Some American work is still in search of distribution, such as Mirra Banks’ extraordinary Last Dance, which chronicles a tempestuous creative partnership between Maurice Sendak and the Pilobolus Dance Company; the story is rich in insights about creativity far beyond the performance itself. Many more of the offerings will be or have been on public television or cable, such as Tasha Oldham’s The Smith Family and Whitney Dow and Marco Williams’ Two Towns of Jasper (both on P.O.V.), Liz Garbus’ The Execution of Wanda Jean (HBO), Ric Burns’ Ansel Adams and Lisa Ades’ Miss America (both on American Experience) and Brad Lichtenstein’s Ghosts of Attica (Court TV).

One well-attended sidebar series was “9.11 Films of Tragedy and Hope.” The series included films of New York independent artists—Deborah Shaffer, Monika Bravo and Jason Kessler among others—as well as works produced through mainstream television. The program also featured perspectives on Afghanistan through Iranian filmmaker Mohsen Makhmalbef’s Afghan Alphabet and Randall Scerbo’s Inshallah: Dairy of an Afghan Woman, a profile of an Afghan woman working for humanitarian aid.

A packed panel discussing the films of September 11 quickly plunged into questions of the ethics of covering traumatic events. James Ronald Whitney, queried about his choice to put a wireless mike on a father telling his child of his mother’s death (Telling Nicholas, for HBO), vociferously defended his choice as facing ugly truths. Other hot discussion points were filmmakers’ control over material. Betsy West of CBS and independent filmmaker Jules Naudet, who worked with CBS to produce the feature doc 9-11 for the network, shared stories of tussles over creative vision.
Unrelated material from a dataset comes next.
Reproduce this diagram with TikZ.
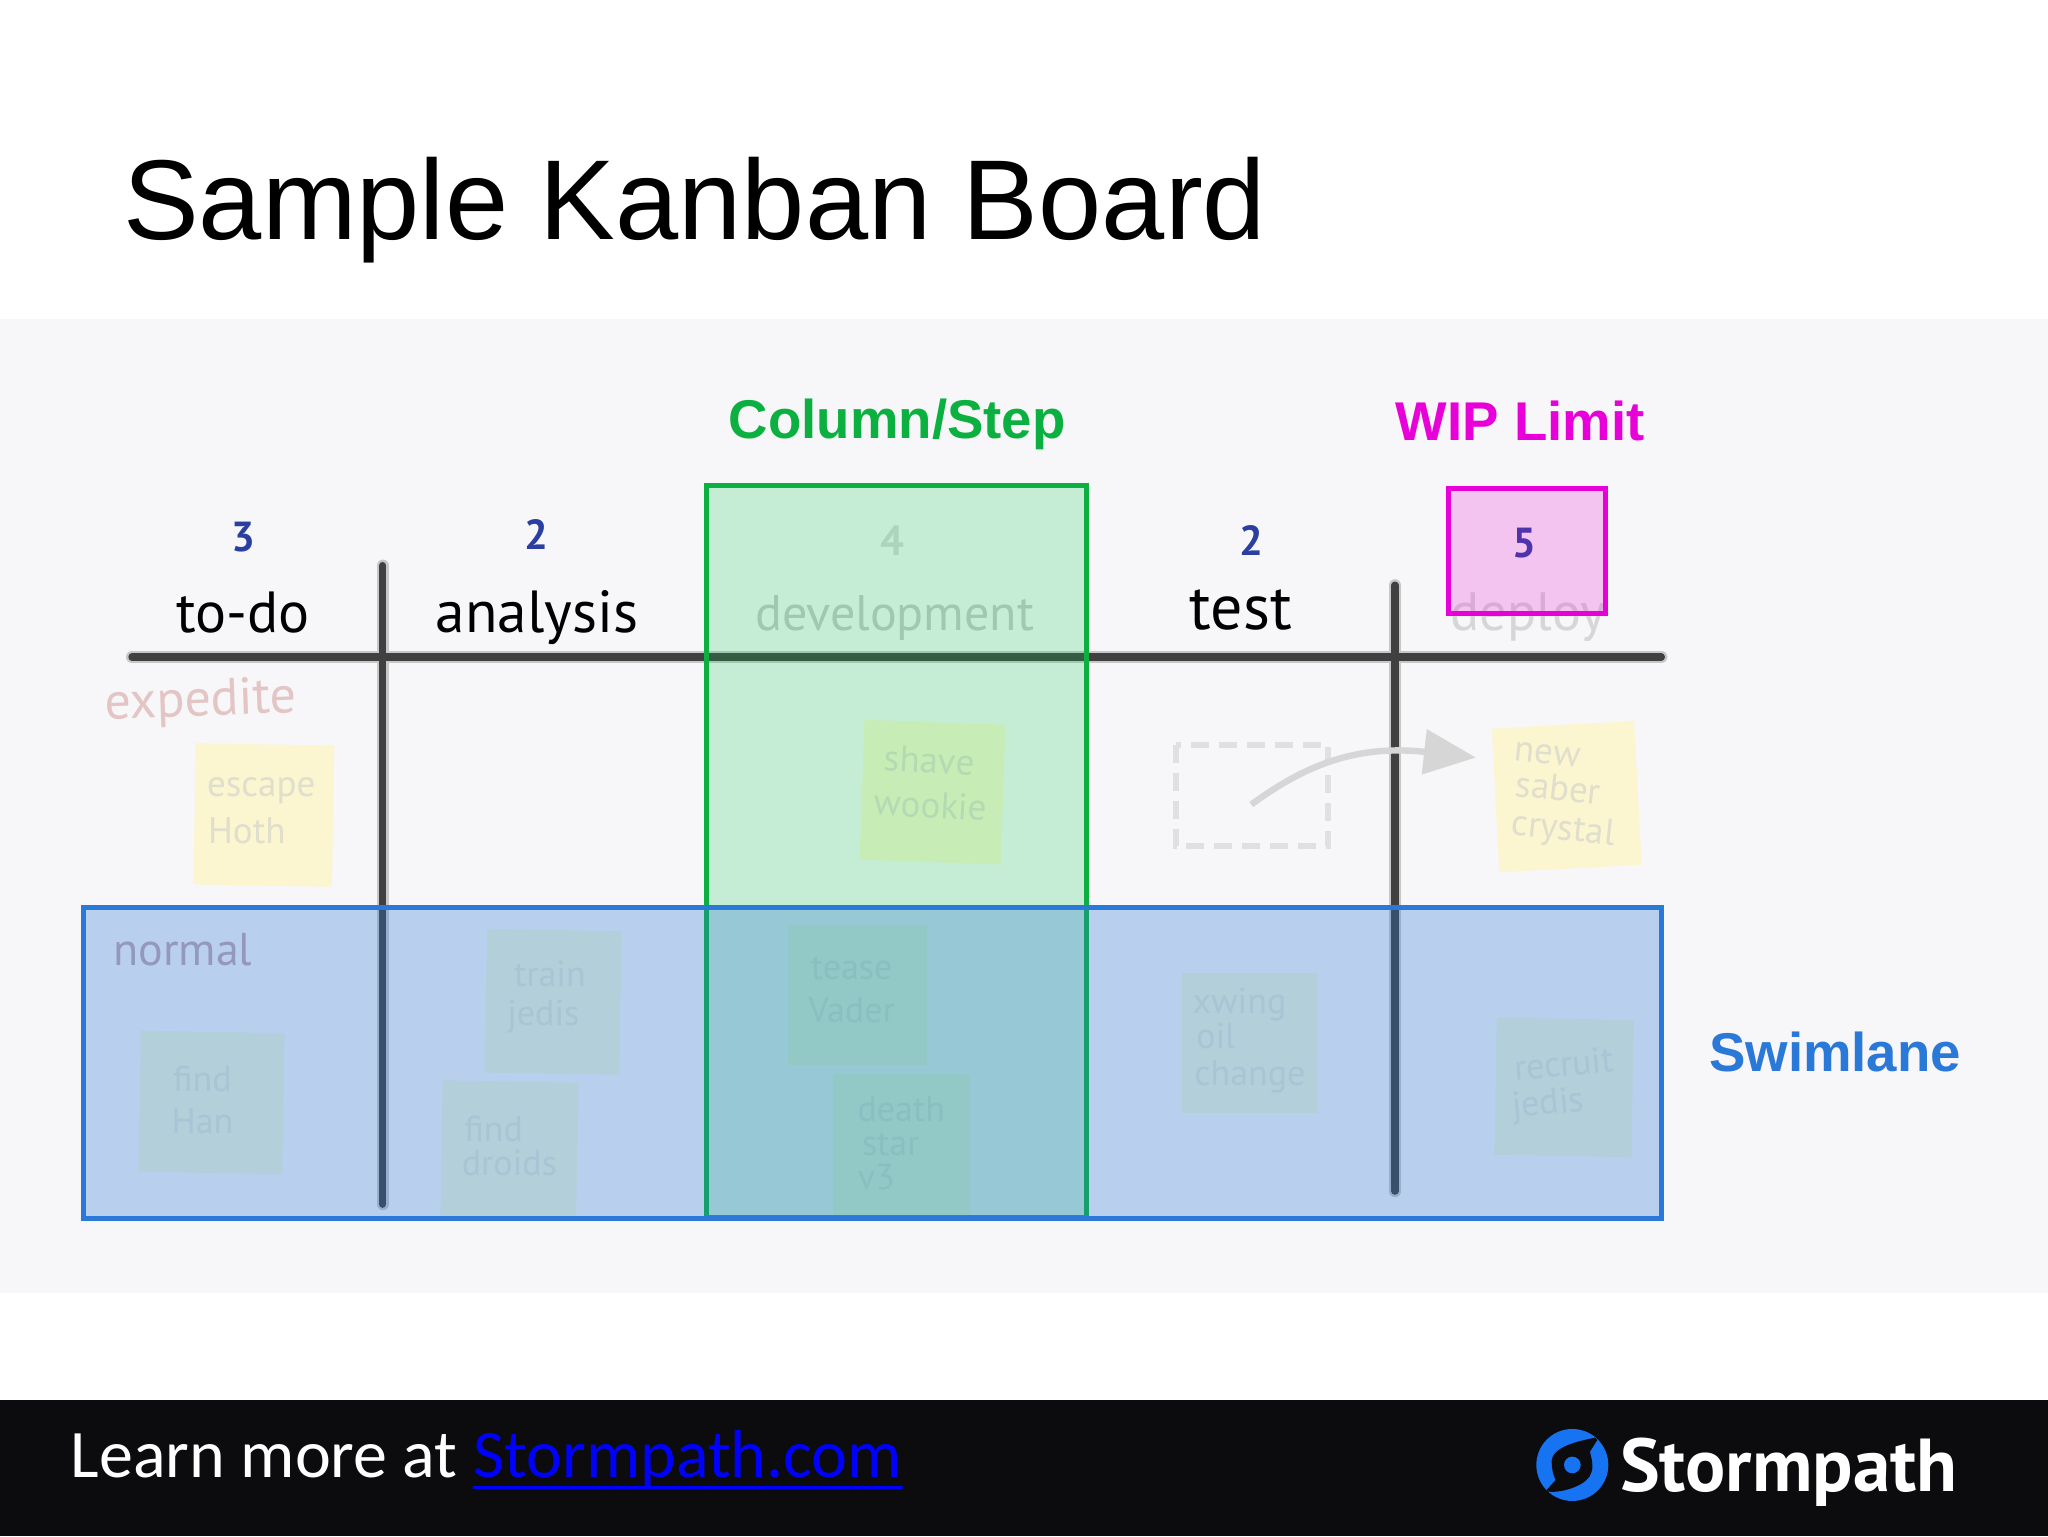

In an unusual and creatively programmed strand, board member DA Pennebaker created “Score!,” a set of seven programs exploring the relation between music and image in films. The strand was launched with live music from the band Yo La Tengo, which accompanied the silent underwater films of cinematic pioneer Jean Painlevé. Among other treasures were legendary avant-garde shorts such as Len Lye’s 1952 Color Cry, with a soundtrack by blind blues musician Sonny Terry, and Bruce Conner’s Crossroads, with music by Patrick Gleeson and Terry Riley. Pennebaker’s own work was also featured, including his 1967 portrait of Bob Dylan, Don't Look Back.

The festival also honored veteran Frederick Wiseman with its Career Award, and screened his Domestic Violence and Law and Order. Accepting his award, Wiseman engaged the audience in media literacy exercises regarding his films, thus neatly avoiding definitive interpretation of his own work, while demonstrating core features of it. Wiseman also pointed out to the representative of Kodak, the Industry Award recipient, that he had purchased all the film for his documentaries—which use high shooting ratios—and suggested that it was time for Kodak to donate some to him!

Audiences were also invited, at various points, to become participants in the filmmaking process. The audience for Charles Burnett’s work-in-progress Nat Turner: A Troublesome Property lingered for more than an hour to offer feedback and criticism. Aspiring producers attended a session of In-the-Works, a DocuClub event to provide a supportive critical environment for works-in-progress. In addition, Robert West of Working Films hosted a panel on strategies for ensuring that a film has impact among communities and constituencies.

The Full Frame jury announced eight awards, including best documentary for Davis Guggenheim’s The First Year, about five new public school teachers in Southern California, with honorable mention for Joel Katz’s Strange Fruit, which profiles the history of the famous song.


Pat Aufderheide is professor and director of the Center for Social Media at American University in Washington, DC.